Slap those XFs on there and don't look back. I've always like how Rome ride but have never had any luck with them in the durability department. Other than a pair of Burton Malavitas every other pair of bindings I own are Flux now.


----------



## dawidowo (Nov 26, 2017)

linvillegorge said:


> Slap those XFs on there and don't look back. I've always like how Rome ride but have never had any luck with them in the durability department. Other than a pair of Burton Malavitas every other pair of bindings I own are Flux now.


What made you change to FLux's over Rome bindings? what I have seen, both are damn solid bindings, is the difference is only a design or ?


----------



## linvillegorge (Jul 6, 2009)

dawidowo said:


> What made you change to FLux's over Rome bindings? what I have seen, both are damn solid bindings, is the difference is only a design or ?


Primarily durability. I've never had a pair of Romes that didn't have random stuff breaking on them. Nothing major, just annoying. Of all the Flux bindings I've had I've only had one issue. Snapped a baseplate on a botched landing and they replaced them even though they were technically out of the warranty period.


----------



## dawidowo (Nov 26, 2017)

thanks for that, but from what I read Rome does provide a lifetime warranty for the bindings so...rahter no problems I reckon, have you had a different situation?


----------



## phillyphan (Sep 22, 2016)

dawidowo said:


> thanks for that, but from what I read Rome does provide a lifetime warranty for the bindings so...rahter no problems I reckon, have you had a different situation?

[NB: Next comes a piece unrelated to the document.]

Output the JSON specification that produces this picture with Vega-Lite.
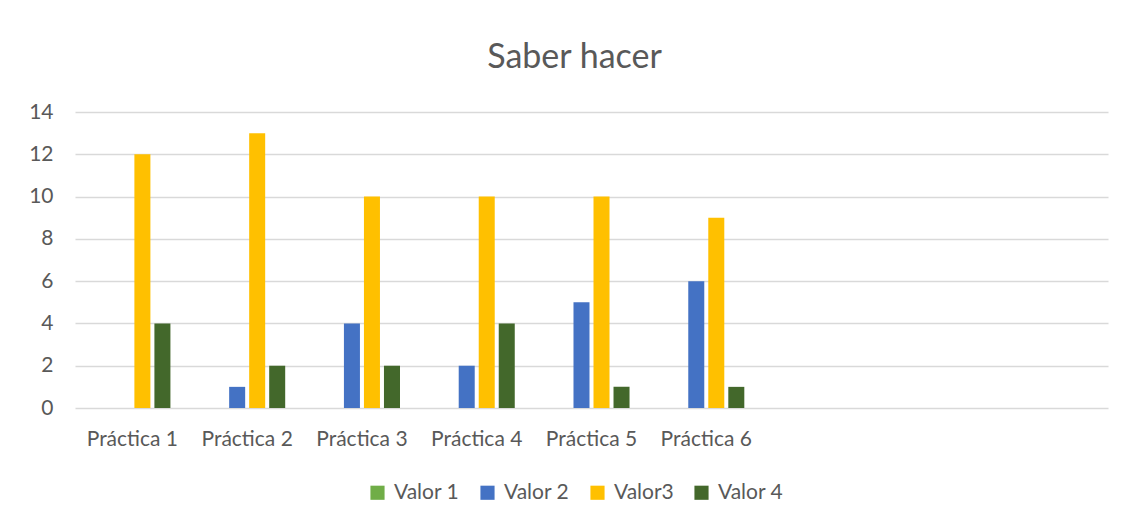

Rome's warranty is unbelievable. I registered mine online with NO proof of purchase and started asking for random things to replace on my bindings because one strap was worn, I needed new mounting hardware, etc and they shipped everything I asked for right away.


----------



## redlude97 (Jan 9, 2008)

same, I've replaced everything except for a chassis at some point or another on multiple pairs of romes so they keep getting my money


----------



## dawidowo (Nov 26, 2017)

Well, that's great! great to have a company which treats that well a customer. This is very valuable point. Taking into account this and yours information about the board it looks that my new winter set will be Rome National + Rome Katanas. I hope it will work great! 

Any recommendations on the boots? I would like to have with a BOA system..

thanks !


----------



## Triple8Sol (Nov 24, 2008)

Targas are super stiff, I think the Katana is the better choice for you. Definitely agree on Rome's customer service though, I had multiple sets of 390's and Targas over the years, and they always helped me out no questions asked.


----------